As I recall, Mr. Gensler worked with Broooksley Born, so he is well aware of the Machiavellian shitbag the kleptocrats like Charles Schumer (may he never chair Banking!) are capable of throwing. He knows their game well. Good luck, Mr. Gensler.
No, I don’t think Mr. Gensler worked with Brooksley Born:
‘Sanders’ office said that Gensler “had worked with Sen. Phil Gramm and Alan Greenspan to exempt credit default swaps from regulation, which led to the collapse of AIG and has resulted in the largest taxpayer bailout in US history.” He also accused Gensler of working to deregulate electronic energy trading, which led to the downfall of Enron, and supporting the Gramm-Leach-Bliley Act, which allowed American banks to become “too big to fail.”[15]’
http://en.wikipedia.org/wiki/Gary_Gensler
Also:
“As Under Secretary of the Treasury, Chairman Gensler was the principal advisor to Treasury Secretary Robert Rubin and later to Secretary Lawrence Summers on all aspects of domestic finance. The office was responsible for formulating policy and legislation in the areas of U.S. financial markets, public debt management, the banking system, financial services, fiscal affairs, federal lending, Government Sponsored Enterprises, and community development. In recognition of this service, he was awarded Treasury’s highest honor, the Alexander Hamilton Award.
“Prior to joining Treasury, Chairman Gensler worked for 18 years at Goldman Sachs, where he was selected as a partner; in his last role he was Co-head of Finance.”
http://www.cftc.gov/About/Commissioners/GaryGensler/index.htm
Gensler’s resume is why this post doesn’t pass the smell test.
No, Gensler did not work with Brooksley Born; he worked with Robert Rubin and Larry Summers; however, Born said that Gensler was doing a good job.
Ah, those Machiavellian kleptocratic shit bags.
HAH! Thanks JEHR I was unsure and am happy to be corrected. I do remember he did play a role in the Frontline piece on Born.

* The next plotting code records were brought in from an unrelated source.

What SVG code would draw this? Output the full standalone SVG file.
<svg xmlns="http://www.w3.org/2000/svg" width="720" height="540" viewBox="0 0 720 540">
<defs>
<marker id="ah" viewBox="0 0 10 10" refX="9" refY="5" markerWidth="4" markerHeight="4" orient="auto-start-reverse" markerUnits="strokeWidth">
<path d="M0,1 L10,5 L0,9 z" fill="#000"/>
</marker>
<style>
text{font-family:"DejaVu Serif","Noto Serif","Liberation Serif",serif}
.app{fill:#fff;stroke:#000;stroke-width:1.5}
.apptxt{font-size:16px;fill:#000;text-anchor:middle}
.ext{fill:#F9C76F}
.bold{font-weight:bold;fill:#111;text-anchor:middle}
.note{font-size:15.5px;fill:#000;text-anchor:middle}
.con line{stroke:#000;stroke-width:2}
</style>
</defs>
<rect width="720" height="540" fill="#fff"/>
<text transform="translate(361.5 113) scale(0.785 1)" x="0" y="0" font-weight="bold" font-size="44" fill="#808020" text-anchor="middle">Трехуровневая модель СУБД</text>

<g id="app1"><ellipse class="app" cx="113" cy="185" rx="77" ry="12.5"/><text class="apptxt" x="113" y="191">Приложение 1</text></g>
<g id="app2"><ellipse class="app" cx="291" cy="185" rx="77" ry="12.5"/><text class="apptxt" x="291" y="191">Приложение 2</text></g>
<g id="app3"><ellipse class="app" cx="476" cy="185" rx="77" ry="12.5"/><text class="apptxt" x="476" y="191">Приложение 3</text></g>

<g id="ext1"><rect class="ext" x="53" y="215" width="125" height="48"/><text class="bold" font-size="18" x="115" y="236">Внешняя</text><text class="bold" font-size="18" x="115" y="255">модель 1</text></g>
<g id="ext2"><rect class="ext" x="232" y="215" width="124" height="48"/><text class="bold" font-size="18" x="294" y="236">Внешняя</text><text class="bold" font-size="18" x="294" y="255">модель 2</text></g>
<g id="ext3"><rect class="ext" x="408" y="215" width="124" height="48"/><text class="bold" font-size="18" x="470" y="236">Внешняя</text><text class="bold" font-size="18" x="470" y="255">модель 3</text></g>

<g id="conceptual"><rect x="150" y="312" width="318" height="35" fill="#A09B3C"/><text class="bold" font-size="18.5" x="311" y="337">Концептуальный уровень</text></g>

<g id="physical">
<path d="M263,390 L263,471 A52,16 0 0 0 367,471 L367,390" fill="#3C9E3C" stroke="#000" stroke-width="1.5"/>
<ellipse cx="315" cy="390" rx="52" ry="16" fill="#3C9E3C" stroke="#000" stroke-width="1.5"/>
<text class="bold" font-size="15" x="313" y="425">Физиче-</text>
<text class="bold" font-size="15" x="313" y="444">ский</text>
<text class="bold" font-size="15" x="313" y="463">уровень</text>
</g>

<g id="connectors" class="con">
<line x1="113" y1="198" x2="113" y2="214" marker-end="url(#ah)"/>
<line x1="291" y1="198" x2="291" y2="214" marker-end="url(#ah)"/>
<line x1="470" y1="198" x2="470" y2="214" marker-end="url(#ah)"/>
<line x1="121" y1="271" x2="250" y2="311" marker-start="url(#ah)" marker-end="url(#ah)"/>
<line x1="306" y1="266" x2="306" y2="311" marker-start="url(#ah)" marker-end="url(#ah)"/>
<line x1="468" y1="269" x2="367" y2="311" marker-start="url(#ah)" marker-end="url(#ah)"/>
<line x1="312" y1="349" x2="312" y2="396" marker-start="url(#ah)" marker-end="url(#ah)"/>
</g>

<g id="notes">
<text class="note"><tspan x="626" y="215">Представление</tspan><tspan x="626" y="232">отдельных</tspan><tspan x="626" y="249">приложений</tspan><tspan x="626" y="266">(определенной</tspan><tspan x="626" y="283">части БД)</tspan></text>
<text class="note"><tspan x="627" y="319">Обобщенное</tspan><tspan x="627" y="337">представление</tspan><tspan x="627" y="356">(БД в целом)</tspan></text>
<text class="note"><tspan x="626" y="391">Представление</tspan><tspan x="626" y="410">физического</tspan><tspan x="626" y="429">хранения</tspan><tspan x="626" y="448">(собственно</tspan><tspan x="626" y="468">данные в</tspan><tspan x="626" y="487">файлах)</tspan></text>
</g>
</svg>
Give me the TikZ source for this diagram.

Thanks Beavis for the echo. Fuck Charles Schumer from his hair plugs on down. What a conniving waste of human excrement.
So I called Wetjen’s office. The phone answerer said they had gotten a few calls.
I remember TARP: Dianne Feinstein received 91,000 calls against TARP and 5,000 for it from Business. Guess which way she voted.
Sometimes it helps, though. The Ag bill was killed in the House with $40b in SNAP (food stamp) cuts. Although both Boxer and Di-Fi voted for the Senate version – with $2b in food stamp cuts and horrible derivatives provisions. And I had to sit at Netroots and listen to Boxer get cheered as she talked about Republicans and rape and other nonsense knowing she had taken that awful vote the previous week.